(GIVEN PROBLEM) Retype, please, the listing from its opening line through the line that contains "width=174pt,minimum height=76pt,text height=20pt,text", both included, without the pictures.

* Start *

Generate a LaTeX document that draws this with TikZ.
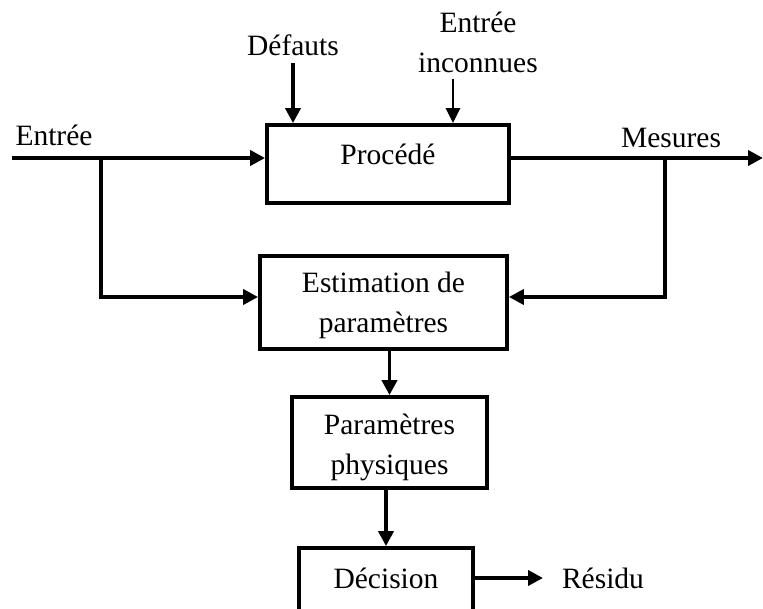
\documentclass[tikz,border=0pt]{standalone}
\usepackage{fontspec}
\setmainfont{Liberation Serif}
\usetikzlibrary{arrows.meta}
\begin{document}
\begin{tikzpicture}[x=1pt,y=-1pt,
  every node/.style={font=\fontsize{29.5}{40}\selectfont},
  blockbox/.style={draw,line width=3.8pt,align=center,inner sep=0pt},
  tag/.style={align=center,inner sep=0pt},
  wire/.style={line width=3.8pt,line join=miter},
  arr/.style={wire,-{Triangle[length=15pt,width=15pt]}},
  thinarr/.style={line width=2.4pt,-{Triangle[length=15pt,width=14pt]}}]
\useasboundingbox (0,0) rectangle (763,609);
\clip (0,0) rectangle (763,609);

% blocks
\node[blockbox,minimum width=242pt,minimum height=78pt,text height=20pt,text depth=18pt] (proc) at (388,164) {Procédé};
\node[blockbox,minimum width=247pt,minimum height=93pt] (est) at (383.5,302.5) {\rule{0pt}{26pt}Estimation de\\paramètres};
\node[blockbox,minimum width=195pt,minimum height=91pt] (par) at (389.5,442.5) {\rule{0pt}{31pt}Paramètres\\physiques};
\node[blockbox,minimum width=174pt,minimum height=76pt,text height=20pt,text depth=16pt] (dec) at (386,586) {Décision};

% labels
\node[tag] (lin) at (54,135) {Entrée};
\node[tag] (ldef) at (293,45) {Défauts};
\node[tag] (lunk) at (478,42) {Entrée\\inconnues};
\node[tag] (lmes) at (671,138) {Mesures};
\node[tag] (lres) at (603,578) {Résidu};

% free ends and branch points
\coordinate (in) at (12,158);
\coordinate (jl) at (101,158);
\coordinate (jr) at (665,158);
\coordinate (out) at (763,158);
\coordinate (fd) at (293,63);
\coordinate (fu) at (453,79);
\coordinate (res) at (543,578);

% connectors
\draw[arr] (in) -- (proc.west |- in);
\draw[arr] (fd) -- (fd |- proc.north);
\draw[thinarr] (fu) -- (fu |- proc.north);
\draw[arr] (proc.east |- out) -- (out);
\draw[arr] (jl) |- (est.west |- 0,297);
\draw[arr] (jr) |- (est.east |- 0,297);
\draw[arr] (par.north |- est.south) -- (par.north);
\draw[arr] (dec.north |- par.south) -- (dec.north);
\draw[arr] (dec.east |- res) -- (res);
\end{tikzpicture}
\end{document}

* End *

(WORKED ANSWER)
Generate a LaTeX document that draws this with TikZ.
\documentclass[tikz,border=0pt]{standalone}
\usepackage{fontspec}
\setmainfont{Liberation Serif}
\usetikzlibrary{arrows.meta}
\begin{document}
\begin{tikzpicture}[x=1pt,y=-1pt,
  every node/.style={font=\fontsize{29.5}{40}\selectfont},
  blockbox/.style={draw,line width=3.8pt,align=center,inner sep=0pt},
  tag/.style={align=center,inner sep=0pt},
  wire/.style={line width=3.8pt,line join=miter},
  arr/.style={wire,-{Triangle[length=15pt,width=15pt]}},
  thinarr/.style={line width=2.4pt,-{Triangle[length=15pt,width=14pt]}}]
\useasboundingbox (0,0) rectangle (763,609);
\clip (0,0) rectangle (763,609);

% blocks
\node[blockbox,minimum width=242pt,minimum height=78pt,text height=20pt,text depth=18pt] (proc) at (388,164) {Procédé};
\node[blockbox,minimum width=247pt,minimum height=93pt] (est) at (383.5,302.5) {\rule{0pt}{26pt}Estimation de\\paramètres};
\node[blockbox,minimum width=195pt,minimum height=91pt] (par) at (389.5,442.5) {\rule{0pt}{31pt}Paramètres\\physiques};
\node[blockbox,minimum width=174pt,minimum height=76pt,text height=20pt,text depth=16pt] (dec) at (386,586) {Décision};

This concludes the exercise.